Problem Statement:
Given a tweet in a political context, the objective is to generate a reply which is either for or against the tweet i.e. left or right aligned based on the tweeters political inclination.
Architecture Design:
The reply generation system consists of following modules:
-
Dataset cleaning and organization: It involves data cleansing like reducing the size of data by removing unwanted objects from the database, extracting the tweetreply data and making data available to be consumed by the models we build. It can be either in form of tab separated values with tweet and it’s corresponding reply or in form of a JSON structure specifying the tag for each pair of tweet-reply stored.
-
Data analysis and visualization: We analyze different statistical properties in the dataset like tweet count, user count, tweet to user distribution, quote count, reply count, retweet count and favorite count for the two wings - left and right and visualize the same through different plots and wordclouds.
-
Model building and evaluation: We take two approaches for building ours reply generation model - seq2seq LSTM based generative model and retrieval model. We evaluate the results of both the models and report the model metrics.
Approaches taken:
We explore two approaches for reply generation - generative approach and retrieval based. For the generative model, we used Seq2Seq neural network based text generation model. It consists of two parts, an encoder and a decoder, both of which are stacked LSTM layers. The encoder maps a variable-length source sequence to a fixed-length vector, and the decoder maps the vector representation back to a variable-length target sequence. The two networks are trained jointly to maximize the conditional probability of the target reply given a source tweet. We build two models — one using tweets which are antitopic and another using tweets for the topic. The entire tweet dataset corresponding to one of the ideologies is given as input to the encoder. During the training phase, the actual reply received for the original tweet is used for building a strong model, which continuously improves the objective function based on cosine similarity between the reply generated and actual reply. The model learns the context and the words used by the tweeters of a particular ideology. We also choose parameters like the number of LSTM layers, the size of each LSTM layer, batch size, learning rate, vocabulary size for the encoder and decoder and some checkpoints. For the retrieval based model, we transform the tab separated values for tweet-reply into a JSON structure having tags - left or right and corresponding tweets and replies nested under each of the tags. A neural network is trained using the processed data by converting the documents of words to tensors of numbers. Additionally we write a framework to process tweets and generate replies. The input tweet during the testing phase is translated into bag of words. The response processor predicts the tag for the tweet, and searches for the most similar tweet from the pool based on cosine similarity and jaccard similarity measures. It finally fetches the corresponding reply for the most similar tweet and returns the same.
Implementation details:
The dataset for the project is a postgresql dump of 40GB scraped for GunDebate topic.
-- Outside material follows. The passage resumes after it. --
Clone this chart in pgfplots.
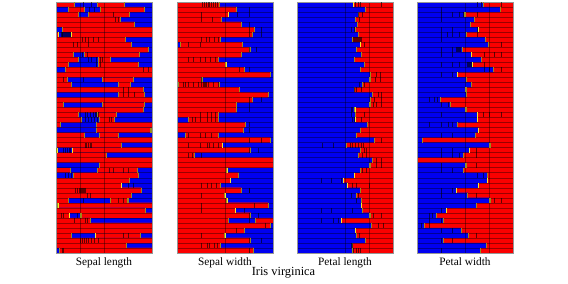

The directory structure is as below:
-> analysis: contains the data analysis plots for various dustributions in the dataset and the statistical properties associated with the tweets.
-> codebase: contains the two approaches - generative model and retrieval model.
-> driver.py: it has the REST APIs which act as wrapper over the backend model.
-> generative_model.py: contains code for the seq2seq LSTM based model.
-> tag_cloud.py: this was used to generate the gun shaped word clouds for 1000 tweets to visulaize the term frequency of words in the tweets from left and right wing.
-> tweet_extractor.py: this script fetches tweet reply from the postgresql dump and stores the same as TSV.
-> static: contains the related js, css, images for the user interface built for the retrieval model.
-> requirements.txt: lists the packages used.
-> templates:
-> home.html: the initial screen where a user can enter the tweet
-> chat_left.html: left winged response template
-> chat_right.html: right winged response template
-> retrieval_model:
-> tflearn_logs: logs generated during training the model.
-> checkpoint, model.tflearn.* : these files are used to load the trained model.
-> intent.json: transformed TSV into JSON
-> intent.py: the script to transform TSV into JSON
-> intent_retrieval.py: retrieval model building/training code
-> retrieval.py: response processor and retrieval model testing code
-> topic_detection.py: LDA on the dataset for topic detection
-> dataset
-> images
-> eval
Software requirements Python 2.7+
Packages to be installed:
nltk
numpy
sklearn
tensorflow
tflearn
gensim
seq2seq_lstm
matplotlib
wordcloud
pillow
psycopg2
flask
flask_cors
or run the following command from codebase folder
pip install -r requirements.txt
How to run?
- Retrieval model:
Interactive version -
python driver.py
or
export FLASK_APP=driver.py
flask run
Then open in browser the following default url and port on which the flask server listens:
eg. http://0.0.0.0:5000/
Following are the screens for the input tweet consumption and showing the response generated by the model:
Model training -
python intent_retrieval.py
- Generative model:
python generative_model.py